Entries with chart source code:
.....

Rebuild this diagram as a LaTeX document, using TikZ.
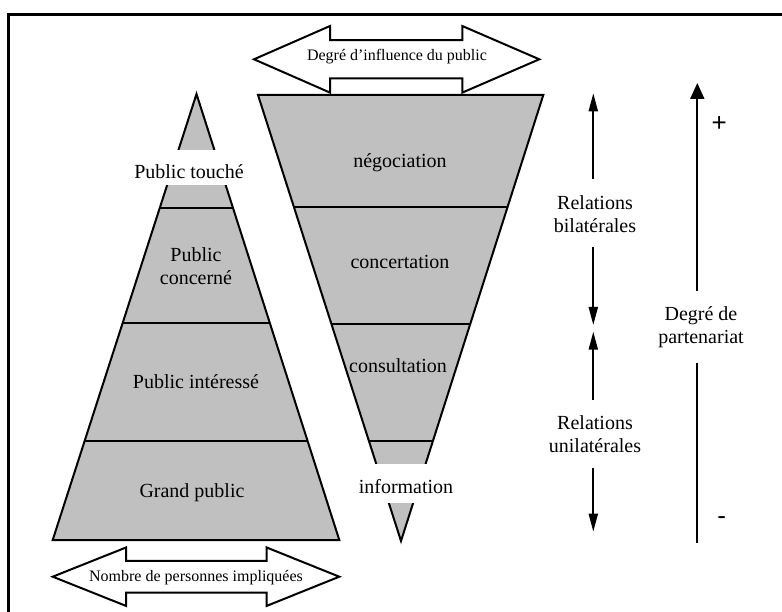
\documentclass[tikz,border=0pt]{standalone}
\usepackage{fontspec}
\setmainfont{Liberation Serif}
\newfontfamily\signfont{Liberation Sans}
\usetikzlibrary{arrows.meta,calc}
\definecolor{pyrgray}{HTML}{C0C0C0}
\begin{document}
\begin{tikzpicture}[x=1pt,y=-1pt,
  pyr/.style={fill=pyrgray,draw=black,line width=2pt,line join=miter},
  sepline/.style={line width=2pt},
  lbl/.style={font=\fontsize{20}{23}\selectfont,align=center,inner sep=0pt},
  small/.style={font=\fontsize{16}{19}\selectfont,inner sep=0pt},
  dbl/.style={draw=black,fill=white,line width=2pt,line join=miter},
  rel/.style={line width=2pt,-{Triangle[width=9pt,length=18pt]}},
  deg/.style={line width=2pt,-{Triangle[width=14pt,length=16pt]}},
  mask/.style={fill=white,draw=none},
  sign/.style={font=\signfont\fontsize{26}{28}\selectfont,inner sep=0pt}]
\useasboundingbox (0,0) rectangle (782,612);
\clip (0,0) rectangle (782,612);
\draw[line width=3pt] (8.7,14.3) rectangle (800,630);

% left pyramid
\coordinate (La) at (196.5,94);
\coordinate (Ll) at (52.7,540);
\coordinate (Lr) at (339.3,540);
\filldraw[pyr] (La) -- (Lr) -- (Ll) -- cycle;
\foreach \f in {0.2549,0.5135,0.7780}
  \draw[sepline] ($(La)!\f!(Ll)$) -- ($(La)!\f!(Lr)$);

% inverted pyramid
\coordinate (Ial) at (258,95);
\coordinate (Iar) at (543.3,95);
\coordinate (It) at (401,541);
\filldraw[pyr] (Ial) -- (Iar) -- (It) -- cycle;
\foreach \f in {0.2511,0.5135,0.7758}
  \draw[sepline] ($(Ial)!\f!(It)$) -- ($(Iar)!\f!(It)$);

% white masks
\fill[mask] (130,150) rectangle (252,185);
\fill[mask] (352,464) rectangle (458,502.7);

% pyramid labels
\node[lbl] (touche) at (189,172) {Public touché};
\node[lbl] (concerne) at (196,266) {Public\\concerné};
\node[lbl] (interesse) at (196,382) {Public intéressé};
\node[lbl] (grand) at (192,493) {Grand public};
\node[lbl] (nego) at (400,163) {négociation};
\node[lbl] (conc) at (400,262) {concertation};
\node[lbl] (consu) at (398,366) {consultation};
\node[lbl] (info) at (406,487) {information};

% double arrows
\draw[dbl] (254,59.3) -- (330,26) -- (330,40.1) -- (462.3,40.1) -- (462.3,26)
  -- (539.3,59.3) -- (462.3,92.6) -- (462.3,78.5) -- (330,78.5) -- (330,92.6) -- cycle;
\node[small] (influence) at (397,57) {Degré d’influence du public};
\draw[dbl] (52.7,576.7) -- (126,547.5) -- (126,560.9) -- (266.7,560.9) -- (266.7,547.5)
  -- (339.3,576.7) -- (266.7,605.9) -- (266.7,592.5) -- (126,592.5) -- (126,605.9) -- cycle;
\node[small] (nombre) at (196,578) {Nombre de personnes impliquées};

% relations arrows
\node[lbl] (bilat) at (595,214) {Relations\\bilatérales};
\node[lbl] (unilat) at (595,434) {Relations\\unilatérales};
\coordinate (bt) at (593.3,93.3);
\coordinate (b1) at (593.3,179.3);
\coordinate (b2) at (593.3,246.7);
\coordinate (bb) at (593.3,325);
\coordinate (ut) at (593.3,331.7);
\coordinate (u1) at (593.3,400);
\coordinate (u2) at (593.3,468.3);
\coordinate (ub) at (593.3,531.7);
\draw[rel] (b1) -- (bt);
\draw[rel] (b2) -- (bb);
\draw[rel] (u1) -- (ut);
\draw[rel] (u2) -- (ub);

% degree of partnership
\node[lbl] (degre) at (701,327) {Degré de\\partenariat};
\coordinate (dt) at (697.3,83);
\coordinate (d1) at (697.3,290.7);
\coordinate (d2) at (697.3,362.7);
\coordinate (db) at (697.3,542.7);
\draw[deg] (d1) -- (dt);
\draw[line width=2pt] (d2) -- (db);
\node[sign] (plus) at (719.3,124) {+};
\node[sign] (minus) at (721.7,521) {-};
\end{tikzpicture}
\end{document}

.....

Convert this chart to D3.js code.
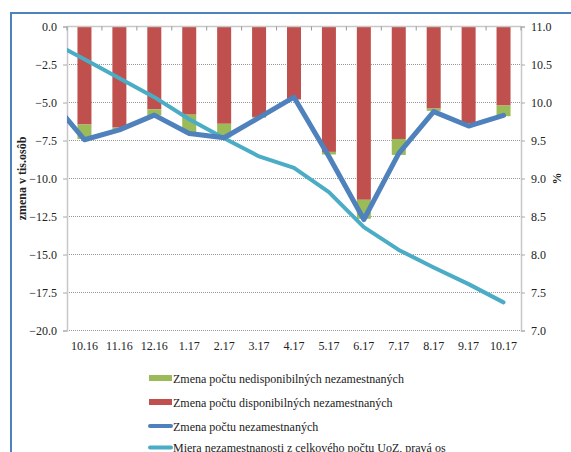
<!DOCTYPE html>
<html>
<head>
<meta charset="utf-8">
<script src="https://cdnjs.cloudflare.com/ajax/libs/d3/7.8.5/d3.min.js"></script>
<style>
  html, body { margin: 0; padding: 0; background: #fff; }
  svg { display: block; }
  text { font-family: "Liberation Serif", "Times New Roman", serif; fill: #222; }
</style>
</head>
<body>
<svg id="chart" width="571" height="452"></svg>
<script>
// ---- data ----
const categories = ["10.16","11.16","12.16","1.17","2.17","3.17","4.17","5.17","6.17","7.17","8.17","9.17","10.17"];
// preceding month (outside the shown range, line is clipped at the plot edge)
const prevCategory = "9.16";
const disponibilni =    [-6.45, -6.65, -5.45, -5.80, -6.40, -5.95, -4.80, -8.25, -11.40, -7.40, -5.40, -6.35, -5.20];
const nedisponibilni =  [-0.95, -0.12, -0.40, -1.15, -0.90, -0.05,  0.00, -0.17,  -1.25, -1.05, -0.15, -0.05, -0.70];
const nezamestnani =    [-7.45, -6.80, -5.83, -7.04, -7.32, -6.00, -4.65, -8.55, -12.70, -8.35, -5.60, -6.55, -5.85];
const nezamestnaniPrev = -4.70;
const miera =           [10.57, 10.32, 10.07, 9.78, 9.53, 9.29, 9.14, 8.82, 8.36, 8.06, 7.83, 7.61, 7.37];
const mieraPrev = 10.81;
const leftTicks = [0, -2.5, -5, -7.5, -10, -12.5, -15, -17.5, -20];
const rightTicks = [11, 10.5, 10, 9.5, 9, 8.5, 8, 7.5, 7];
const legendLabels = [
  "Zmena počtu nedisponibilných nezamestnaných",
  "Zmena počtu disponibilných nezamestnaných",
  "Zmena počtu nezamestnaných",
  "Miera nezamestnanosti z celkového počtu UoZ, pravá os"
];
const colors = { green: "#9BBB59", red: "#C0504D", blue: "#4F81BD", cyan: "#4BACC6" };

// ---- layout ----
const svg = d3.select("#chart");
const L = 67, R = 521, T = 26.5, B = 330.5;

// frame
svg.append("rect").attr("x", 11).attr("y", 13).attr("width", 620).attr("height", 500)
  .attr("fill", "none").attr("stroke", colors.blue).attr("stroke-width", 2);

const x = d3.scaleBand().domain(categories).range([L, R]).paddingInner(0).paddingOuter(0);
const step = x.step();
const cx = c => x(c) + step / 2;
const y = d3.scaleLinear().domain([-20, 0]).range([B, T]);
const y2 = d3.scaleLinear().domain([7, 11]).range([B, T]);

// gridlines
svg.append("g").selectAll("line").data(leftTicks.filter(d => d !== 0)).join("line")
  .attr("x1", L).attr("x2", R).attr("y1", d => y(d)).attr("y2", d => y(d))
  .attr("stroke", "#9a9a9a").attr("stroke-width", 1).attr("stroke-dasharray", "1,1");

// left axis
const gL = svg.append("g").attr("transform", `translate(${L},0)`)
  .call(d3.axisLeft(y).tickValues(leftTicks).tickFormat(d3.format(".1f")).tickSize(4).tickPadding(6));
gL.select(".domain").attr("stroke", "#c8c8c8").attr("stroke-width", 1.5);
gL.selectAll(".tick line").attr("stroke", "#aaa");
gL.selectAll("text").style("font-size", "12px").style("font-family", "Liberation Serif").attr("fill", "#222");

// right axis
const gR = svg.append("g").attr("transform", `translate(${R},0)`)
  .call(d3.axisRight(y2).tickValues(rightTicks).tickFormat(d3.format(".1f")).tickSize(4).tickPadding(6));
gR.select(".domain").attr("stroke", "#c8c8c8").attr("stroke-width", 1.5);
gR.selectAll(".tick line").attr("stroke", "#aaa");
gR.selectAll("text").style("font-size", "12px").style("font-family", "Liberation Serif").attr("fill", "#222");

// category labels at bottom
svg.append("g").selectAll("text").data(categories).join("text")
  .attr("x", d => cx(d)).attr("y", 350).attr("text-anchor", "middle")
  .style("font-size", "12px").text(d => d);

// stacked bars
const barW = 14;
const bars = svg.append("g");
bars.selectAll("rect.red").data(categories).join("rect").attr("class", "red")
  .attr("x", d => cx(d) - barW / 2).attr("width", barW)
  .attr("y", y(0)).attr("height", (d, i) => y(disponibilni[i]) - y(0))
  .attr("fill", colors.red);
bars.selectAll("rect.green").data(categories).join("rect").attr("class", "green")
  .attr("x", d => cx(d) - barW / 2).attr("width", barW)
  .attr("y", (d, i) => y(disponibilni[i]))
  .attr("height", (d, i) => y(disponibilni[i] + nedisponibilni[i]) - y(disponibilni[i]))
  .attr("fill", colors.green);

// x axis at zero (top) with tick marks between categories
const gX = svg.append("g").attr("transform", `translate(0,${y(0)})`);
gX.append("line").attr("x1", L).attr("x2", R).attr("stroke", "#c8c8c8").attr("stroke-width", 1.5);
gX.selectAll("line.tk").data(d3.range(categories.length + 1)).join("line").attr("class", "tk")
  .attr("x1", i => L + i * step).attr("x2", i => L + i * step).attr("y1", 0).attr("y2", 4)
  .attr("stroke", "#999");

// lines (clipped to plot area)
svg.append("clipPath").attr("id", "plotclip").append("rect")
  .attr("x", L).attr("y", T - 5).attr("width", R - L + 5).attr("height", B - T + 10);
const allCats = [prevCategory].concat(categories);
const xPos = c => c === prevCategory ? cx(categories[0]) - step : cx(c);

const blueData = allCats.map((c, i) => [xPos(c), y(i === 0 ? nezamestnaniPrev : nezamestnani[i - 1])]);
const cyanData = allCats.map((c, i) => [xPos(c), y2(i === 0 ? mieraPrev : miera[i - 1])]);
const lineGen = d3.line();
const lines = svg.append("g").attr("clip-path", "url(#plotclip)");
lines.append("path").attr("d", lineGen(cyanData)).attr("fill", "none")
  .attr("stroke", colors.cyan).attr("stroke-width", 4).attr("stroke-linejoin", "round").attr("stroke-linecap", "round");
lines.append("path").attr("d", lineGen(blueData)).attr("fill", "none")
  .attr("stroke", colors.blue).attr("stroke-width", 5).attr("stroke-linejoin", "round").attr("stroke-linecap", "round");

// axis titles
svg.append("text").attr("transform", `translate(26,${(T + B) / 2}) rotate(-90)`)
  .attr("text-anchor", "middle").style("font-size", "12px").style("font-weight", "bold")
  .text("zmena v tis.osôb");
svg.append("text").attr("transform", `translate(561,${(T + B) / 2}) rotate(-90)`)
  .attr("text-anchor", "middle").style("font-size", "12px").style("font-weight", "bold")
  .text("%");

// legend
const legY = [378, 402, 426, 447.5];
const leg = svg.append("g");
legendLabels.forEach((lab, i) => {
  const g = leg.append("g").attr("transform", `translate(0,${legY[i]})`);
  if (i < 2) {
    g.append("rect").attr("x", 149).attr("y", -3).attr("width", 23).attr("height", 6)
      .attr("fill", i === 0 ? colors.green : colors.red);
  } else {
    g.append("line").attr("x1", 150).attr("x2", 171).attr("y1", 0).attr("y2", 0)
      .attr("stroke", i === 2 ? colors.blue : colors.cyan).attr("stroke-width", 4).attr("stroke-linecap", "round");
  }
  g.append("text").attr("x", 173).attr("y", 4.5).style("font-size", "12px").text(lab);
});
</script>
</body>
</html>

.....

Direction: Of the lines above, copy only those from the one holding "Rebuild this diagram" to the one holding "(352,464) rectangle (458,502.7);", both included, and exclude every image.

Solution:
Rebuild this diagram as a LaTeX document, using TikZ.
\documentclass[tikz,border=0pt]{standalone}
\usepackage{fontspec}
\setmainfont{Liberation Serif}
\newfontfamily\signfont{Liberation Sans}
\usetikzlibrary{arrows.meta,calc}
\definecolor{pyrgray}{HTML}{C0C0C0}
\begin{document}
\begin{tikzpicture}[x=1pt,y=-1pt,
  pyr/.style={fill=pyrgray,draw=black,line width=2pt,line join=miter},
  sepline/.style={line width=2pt},
  lbl/.style={font=\fontsize{20}{23}\selectfont,align=center,inner sep=0pt},
  small/.style={font=\fontsize{16}{19}\selectfont,inner sep=0pt},
  dbl/.style={draw=black,fill=white,line width=2pt,line join=miter},
  rel/.style={line width=2pt,-{Triangle[width=9pt,length=18pt]}},
  deg/.style={line width=2pt,-{Triangle[width=14pt,length=16pt]}},
  mask/.style={fill=white,draw=none},
  sign/.style={font=\signfont\fontsize{26}{28}\selectfont,inner sep=0pt}]
\useasboundingbox (0,0) rectangle (782,612);
\clip (0,0) rectangle (782,612);
\draw[line width=3pt] (8.7,14.3) rectangle (800,630);

% left pyramid
\coordinate (La) at (196.5,94);
\coordinate (Ll) at (52.7,540);
\coordinate (Lr) at (339.3,540);
\filldraw[pyr] (La) -- (Lr) -- (Ll) -- cycle;
\foreach \f in {0.2549,0.5135,0.7780}
  \draw[sepline] ($(La)!\f!(Ll)$) -- ($(La)!\f!(Lr)$);

% inverted pyramid
\coordinate (Ial) at (258,95);
\coordinate (Iar) at (543.3,95);
\coordinate (It) at (401,541);
\filldraw[pyr] (Ial) -- (Iar) -- (It) -- cycle;
\foreach \f in {0.2511,0.5135,0.7758}
  \draw[sepline] ($(Ial)!\f!(It)$) -- ($(Iar)!\f!(It)$);

% white masks
\fill[mask] (130,150) rectangle (252,185);
\fill[mask] (352,464) rectangle (458,502.7);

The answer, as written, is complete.